▶ [TASK OBJECTIVE]: Of the lines in the data below, count the ones holding the string "TikZ", and answer with that number only.

▶ [MATERIAL PROVIDED]:
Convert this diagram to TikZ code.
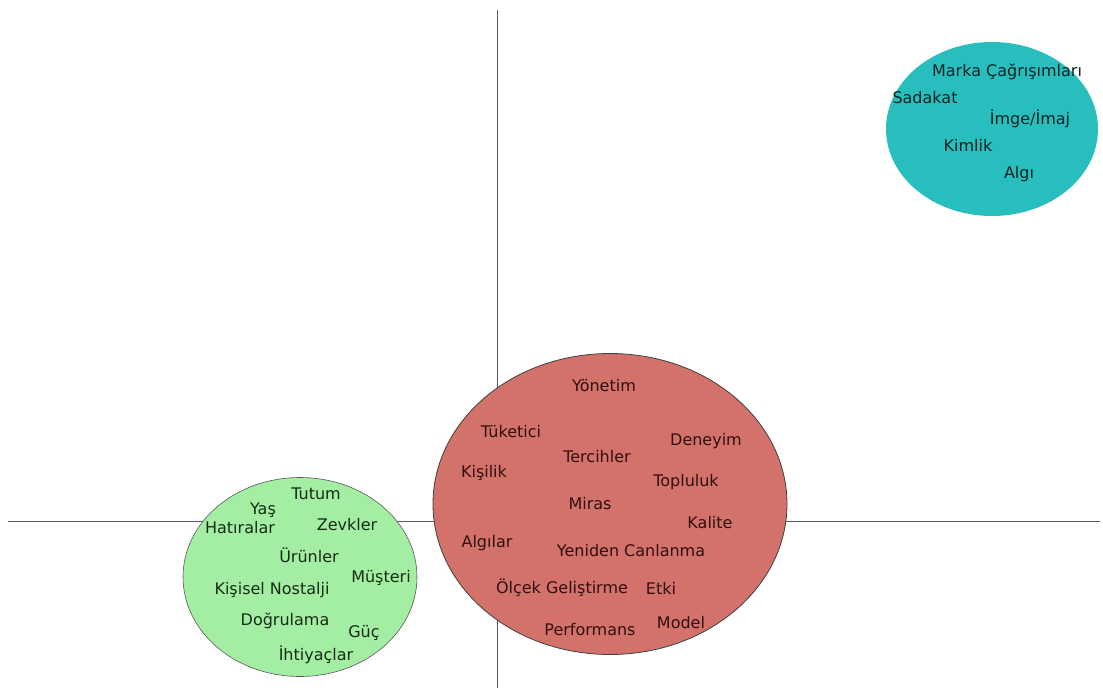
...
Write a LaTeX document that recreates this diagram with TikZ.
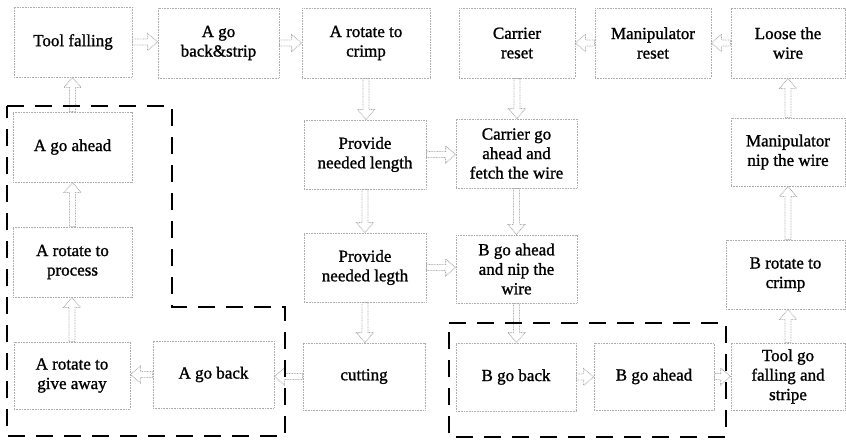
==
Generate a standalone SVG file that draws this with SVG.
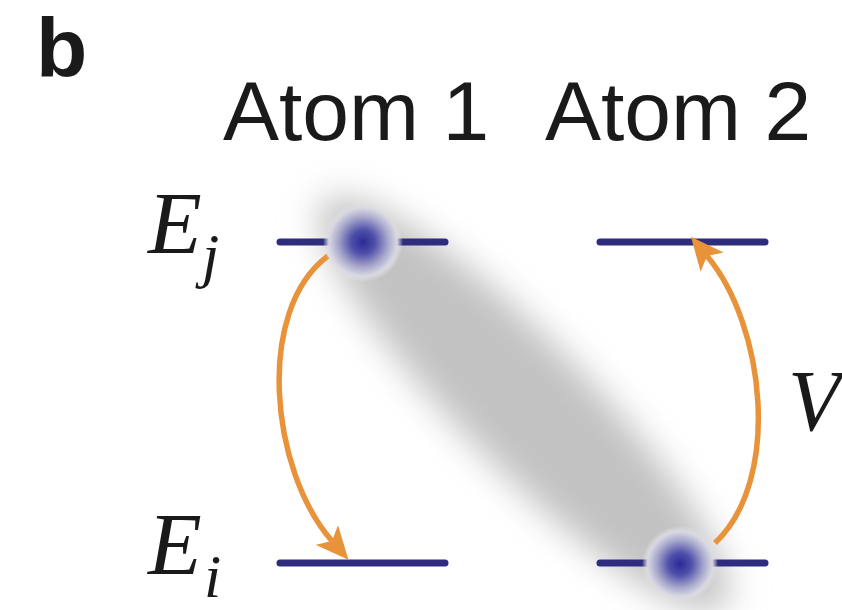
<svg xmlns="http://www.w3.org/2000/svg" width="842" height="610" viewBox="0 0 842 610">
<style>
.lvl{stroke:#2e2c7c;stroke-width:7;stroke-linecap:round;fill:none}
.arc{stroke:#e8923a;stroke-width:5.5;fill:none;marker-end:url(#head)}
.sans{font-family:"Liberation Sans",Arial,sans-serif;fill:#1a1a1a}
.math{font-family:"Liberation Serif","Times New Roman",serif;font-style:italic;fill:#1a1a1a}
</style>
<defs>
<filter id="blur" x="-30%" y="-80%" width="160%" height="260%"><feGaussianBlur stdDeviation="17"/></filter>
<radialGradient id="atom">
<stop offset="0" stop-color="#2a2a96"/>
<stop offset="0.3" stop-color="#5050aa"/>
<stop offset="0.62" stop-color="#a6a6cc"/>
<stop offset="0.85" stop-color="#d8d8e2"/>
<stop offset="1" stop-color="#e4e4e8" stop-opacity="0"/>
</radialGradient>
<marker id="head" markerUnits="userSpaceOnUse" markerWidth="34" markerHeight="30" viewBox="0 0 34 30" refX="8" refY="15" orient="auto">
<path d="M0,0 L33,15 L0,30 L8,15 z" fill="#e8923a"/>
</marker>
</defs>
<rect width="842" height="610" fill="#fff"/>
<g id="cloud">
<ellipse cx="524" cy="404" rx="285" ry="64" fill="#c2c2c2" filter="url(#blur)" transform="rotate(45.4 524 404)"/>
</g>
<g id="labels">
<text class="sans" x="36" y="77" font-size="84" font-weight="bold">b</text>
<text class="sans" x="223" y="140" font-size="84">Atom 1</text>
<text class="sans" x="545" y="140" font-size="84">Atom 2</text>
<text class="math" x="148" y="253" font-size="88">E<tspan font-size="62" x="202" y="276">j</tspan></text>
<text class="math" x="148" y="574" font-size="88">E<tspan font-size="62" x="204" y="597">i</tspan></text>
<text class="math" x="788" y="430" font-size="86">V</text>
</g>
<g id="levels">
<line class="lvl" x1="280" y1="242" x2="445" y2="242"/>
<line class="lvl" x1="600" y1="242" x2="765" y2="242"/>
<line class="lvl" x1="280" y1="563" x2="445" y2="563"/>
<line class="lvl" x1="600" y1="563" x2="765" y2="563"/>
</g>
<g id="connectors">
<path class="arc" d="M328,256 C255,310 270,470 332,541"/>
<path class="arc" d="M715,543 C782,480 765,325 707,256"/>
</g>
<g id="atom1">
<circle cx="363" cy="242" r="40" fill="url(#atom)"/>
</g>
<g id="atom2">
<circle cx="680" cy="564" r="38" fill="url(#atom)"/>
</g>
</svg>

▶ [ANSWER TO THIS EXERCISE]: 2